**What is required:** Set down all of the data that follows word for word, without the images.

————————

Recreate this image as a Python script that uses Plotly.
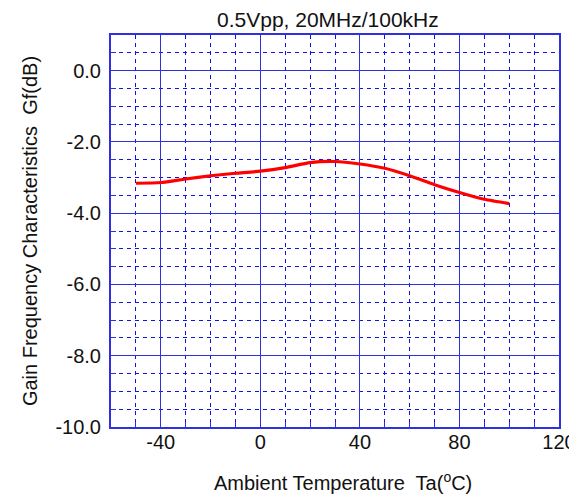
import plotly.graph_objects as go

# curve
temperature = [-50, -40, -30, -20, -10, 0, 10, 20, 30, 40, 50, 60, 70, 80, 90, 100]
gain_db = [-3.16, -3.14, -3.04, -2.95, -2.88, -2.82, -2.72, -2.58, -2.55, -2.62,
           -2.74, -2.95, -3.20, -3.42, -3.61, -3.73]

x_ticks = [-40, 0, 40, 80, 120]
y_ticks = [0, -2, -4, -6, -8, -10]

grid_blue = "#3030e0"
minor_blue = "#1010f0"
font = dict(family="Liberation Sans, Arial, sans-serif", size=20, color="#111111")

# page body adds an 8px margin, so the figure is a bit smaller than the window
fig = go.Figure()
fig.add_trace(go.Scatter(
    x=temperature, y=gain_db, mode="lines",
    line=dict(color="#ff0000", width=3.2, shape="spline", smoothing=0.6),
    showlegend=False,
))

fig.update_layout(
    width=569, height=489,
    margin=dict(l=103, r=18, t=27, b=70),
    paper_bgcolor="white", plot_bgcolor="white",
    font=font,
    annotations=[
        dict(text="0.5Vpp, 20MHz/100kHz", xref="paper", yref="paper",
             x=0.485, y=1.0, yanchor="bottom", xanchor="center", yshift=2,
             showarrow=False, font=dict(family=font["family"], size=21, color="#111111")),
        dict(text="Ambient Temperature  Ta(<sup>o</sup>C)", xref="paper", yref="paper",
             x=0.518, y=0, yanchor="middle", xanchor="center", yshift=-54,
             showarrow=False, font=font),
    ],
)

fig.update_xaxes(
    range=[-60, 120], tickvals=x_ticks, ticktext=[str(v) for v in x_ticks],
    automargin=False, tickfont=font,
    showgrid=True, gridcolor=grid_blue, gridwidth=1,
    showline=True, linecolor=grid_blue, linewidth=2, mirror=True,
    ticks="inside", ticklen=6, tickcolor=grid_blue, zeroline=False,
    minor=dict(dtick=10, showgrid=True, gridcolor=minor_blue, griddash="4px,4px",
               gridwidth=1, ticks="inside", ticklen=5, tickcolor=grid_blue),
    ticklabelstandoff=-4,
)
fig.update_yaxes(
    range=[-10, 1], tickvals=y_ticks, ticktext=[f"{v:.1f}" for v in y_ticks],
    automargin=False, tickfont=font,
    showgrid=True, gridcolor=grid_blue, gridwidth=1,
    showline=True, linecolor=grid_blue, linewidth=2, mirror=True,
    ticks="inside", ticklen=6, tickcolor=grid_blue, zeroline=False,
    minor=dict(dtick=0.5, showgrid=True, gridcolor=minor_blue, griddash="4px,4px",
               gridwidth=1, ticks="inside", ticklen=5, tickcolor=grid_blue),
    title=dict(text="Gain Frequency Characteristics  Gf(dB)", standoff=12, font=font),
    ticklabelstandoff=4,
)

fig.write_html("out.html")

————————

**Written answer:**
Recreate this image as a Python script that uses Plotly.
import plotly.graph_objects as go

# curve
temperature = [-50, -40, -30, -20, -10, 0, 10, 20, 30, 40, 50, 60, 70, 80, 90, 100]
gain_db = [-3.16, -3.14, -3.04, -2.95, -2.88, -2.82, -2.72, -2.58, -2.55, -2.62,
           -2.74, -2.95, -3.20, -3.42, -3.61, -3.73]

x_ticks = [-40, 0, 40, 80, 120]
y_ticks = [0, -2, -4, -6, -8, -10]

grid_blue = "#3030e0"
minor_blue = "#1010f0"
font = dict(family="Liberation Sans, Arial, sans-serif", size=20, color="#111111")

# page body adds an 8px margin, so the figure is a bit smaller than the window
fig = go.Figure()
fig.add_trace(go.Scatter(
    x=temperature, y=gain_db, mode="lines",
    line=dict(color="#ff0000", width=3.2, shape="spline", smoothing=0.6),
    showlegend=False,
))

fig.update_layout(
    width=569, height=489,
    margin=dict(l=103, r=18, t=27, b=70),
    paper_bgcolor="white", plot_bgcolor="white",
    font=font,
    annotations=[
        dict(text="0.5Vpp, 20MHz/100kHz", xref="paper", yref="paper",
             x=0.485, y=1.0, yanchor="bottom", xanchor="center", yshift=2,
             showarrow=False, font=dict(family=font["family"], size=21, color="#111111")),
        dict(text="Ambient Temperature  Ta(<sup>o</sup>C)", xref="paper", yref="paper",
             x=0.518, y=0, yanchor="middle", xanchor="center", yshift=-54,
             showarrow=False, font=font),
    ],
)

fig.update_xaxes(
    range=[-60, 120], tickvals=x_ticks, ticktext=[str(v) for v in x_ticks],
    automargin=False, tickfont=font,
    showgrid=True, gridcolor=grid_blue, gridwidth=1,
    showline=True, linecolor=grid_blue, linewidth=2, mirror=True,
    ticks="inside", ticklen=6, tickcolor=grid_blue, zeroline=False,
    minor=dict(dtick=10, showgrid=True, gridcolor=minor_blue, griddash="4px,4px",
               gridwidth=1, ticks="inside", ticklen=5, tickcolor=grid_blue),
    ticklabelstandoff=-4,
)
fig.update_yaxes(
    range=[-10, 1], tickvals=y_ticks, ticktext=[f"{v:.1f}" for v in y_ticks],
    automargin=False, tickfont=font,
    showgrid=True, gridcolor=grid_blue, gridwidth=1,
    showline=True, linecolor=grid_blue, linewidth=2, mirror=True,
    ticks="inside", ticklen=6, tickcolor=grid_blue, zeroline=False,
    minor=dict(dtick=0.5, showgrid=True, gridcolor=minor_blue, griddash="4px,4px",
               gridwidth=1, ticks="inside", ticklen=5, tickcolor=grid_blue),
    title=dict(text="Gain Frequency Characteristics  Gf(dB)", standoff=12, font=font),
    ticklabelstandoff=4,
)

fig.write_html("out.html")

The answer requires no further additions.